Bilişim hukukçusu Ahi, Türkiye’de resmi olarak ses incelemesini Emniyet Müdürlüğü’ne bağlı Kriminal Laboratuarların yanı sıra bazı adli bilirkişiler ve üniversitelerin de yapabildiğini söyledi.
Yargıtay da ses analizleri konusunda “telefon kayıtlarının delil olduğu davalarda, sanıkların kaydı veya sesini inkar etmesi halinde, sanığın ses kaydıyla, verdiği ses örneğinin mutlaka teknik olarak karşılaştırılması ve incelenmesi gerekir" yönünde karar veriyor.
İstanbul Teknik Üniversitesi (İTÜ) Müzik İleri Araştırmalar Merkezi (MİAM) öğretim üyesi Cem Çınlar da bir ses kaydının sahte olup olmadığının dış sesler ile anlaşılabileceğini söyledi:
“Temelde bir şeyin kolaj olup olmadığını backround denilen bu arka plandaki seslerden anlarsınız ve bu arka fonla ilgili çalışmaları düzgün yaptığınız süre içerisinde bu mümkün olabilir.”
İnternette yayınlanan kayıtlarda bazı noktalarda sesin belli noktalarda zayıflaması, gidip gelmesi, kaydın nasıl alındığıyla alakalı.
Çınlar, “Sesin montaj olduğunu da bir insanın konuşmasındaki nefes, vurgular, tonlama, buradaki farklılıklar da en temel şeylerden biri. Onları düzeltemezsiniz, ses seviyelerini ayarlayarak belki bir şeyler yapabilirsiniz ama bu da elinizdeki sesin ne olduğuna bağlı” diye konuştu.
Cem Çınlar özellikle miiting alanında yüksek sesle yapılan konuşmalar için montaj yapmanın daha kolay olduğunu, telefon görüşmelerinde ise bunun daha zorlayıcı olduğunu söyledi:
“Ama aynı tonda heyecanlı bir şey anlatıyorsa ya da benzeri bir şey yapyıyorsa ve aynı ses tonuyla devam ediyorsa almak bir nebze daha kolaydır. Yani bunun o kadar fazla değişkeni var ki.”
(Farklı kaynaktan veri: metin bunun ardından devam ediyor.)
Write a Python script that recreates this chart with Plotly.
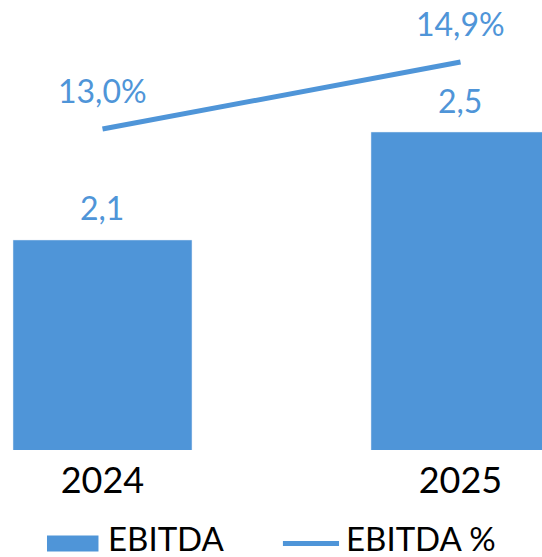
import plotly.graph_objects as go

years = ["2024", "2025"]
ebitda = [2.1, 2.5]
ebitda_pct = [13.0, 14.9]
ebitda_labels = ["2,1", "2,5"]
pct_labels = ["13,0%", "14,9%"]

BLUE = "#4F95D8"
FONT = "Lato"

fig = go.Figure()
fig.add_trace(go.Bar(x=years, y=ebitda, name="EBITDA", marker_color=BLUE,
                     width=0.5, showlegend=False))
fig.add_trace(go.Scatter(x=years, y=ebitda_pct, name="EBITDA %", mode="lines",
                         line=dict(color=BLUE, width=5), yaxis="y2",
                         showlegend=False))

annotations = []
for i, (v, t) in enumerate(zip(ebitda, ebitda_labels)):
    annotations.append(dict(x=i, y=v, xref="x", yref="y", text=t, showarrow=False,
                            yanchor="middle", yshift=32,
                            font=dict(family=FONT, size=32, color=BLUE)))
for i, (v, t) in enumerate(zip(ebitda_pct, pct_labels)):
    annotations.append(dict(x=i, y=v, xref="x", yref="y2", text=t, showarrow=False,
                            yanchor="middle", yshift=39,
                            font=dict(family=FONT, size=32, color=BLUE)))
# custom legend
LEG_Y = -0.1956
annotations.append(dict(x=0.1956, y=LEG_Y, xref="paper", yref="paper", text="EBITDA",
                        showarrow=False, xanchor="left", yanchor="middle",
                        font=dict(family=FONT, size=33, color="black")))
annotations.append(dict(x=0.6347, y=LEG_Y, xref="paper", yref="paper", text="EBITDA %",
                        showarrow=False, xanchor="left", yanchor="middle",
                        font=dict(family=FONT, size=33, color="black")))

shapes = [
    dict(type="rect", xref="paper", yref="paper", x0=0.0867, x1=0.1817,
         y0=-0.1900, y1=-0.2256, fillcolor=BLUE, line=dict(width=0)),
    dict(type="line", xref="paper", yref="paper", x0=0.522, x1=0.6255,
         y0=-0.2078, y1=-0.2078, line=dict(color=BLUE, width=5)),
]

fig.update_layout(
    width=542, height=557,
    margin=dict(l=0, r=0, t=0, b=107),
    paper_bgcolor="white", plot_bgcolor="white",
    font=dict(family=FONT),
    xaxis=dict(type="category", range=[-0.2863, 1.2277], showgrid=False,
               showline=False, zeroline=False,
               tickfont=dict(family=FONT, size=36, color="black"),
               ticks="", ticklabelstandoff=6),
    yaxis=dict(range=[1.322, 2.989], visible=False, showgrid=False),
    yaxis2=dict(range=[3.897, 16.66], overlaying="y", visible=False, showgrid=False),
    annotations=annotations,
    shapes=shapes,
    showlegend=False,
)

fig.write_html("out.html", config={"displayModeBar": False},
               post_script="document.body.style.margin='0';document.body.style.overflow='hidden';")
Çınlar, ses montajı yapılan kişinin iyi etüt edilmesi gerektiğini belirtti:
"Ne zaman nefes alıyor, nasıl tonlama yapıyor, vurgularını nerde yapıyor, ondan sonra o gerçekten o kişi mi değil mi diye belki bir nebze yaklaşabilirsiniz."
Çeşitli kaynaklarda kriptolu telefonların nasıl dinleneceğine dair bilgilere de rastlamak mümkün. Kriptolu telefonlar, genellikle sayısal şifreleme üzerinden güvenli konuşma imkanı sağlıyor. Normal şartlarda bu güvenli hattı dışardan dinleyebilmenin tek yolu aynı kriptolama sistemiyle kriptolanmış üçüncü bir alıcıyla bu hatta girmek. Bunun için de ses kaydı yapılan kişi ile ya bu teknolojiye sahip olan başkaları tarafından ya da bu teknolojiyi kendilerine sağlayanlarca dinlenmiş olabilir. Sayısal şifreleme kullanıldığı için bu tür kayıtlarda açık hatlara oranla montaj yapma olasılığnın daha düşük olduğu ifade ediliyor. Zira her aramada yeni bir sayısal kripto kullanıldığından, bri kriptolu sesin bir başka kriptolu sesle birleştirilmesinin zorluğuna dikkat çekiliyor.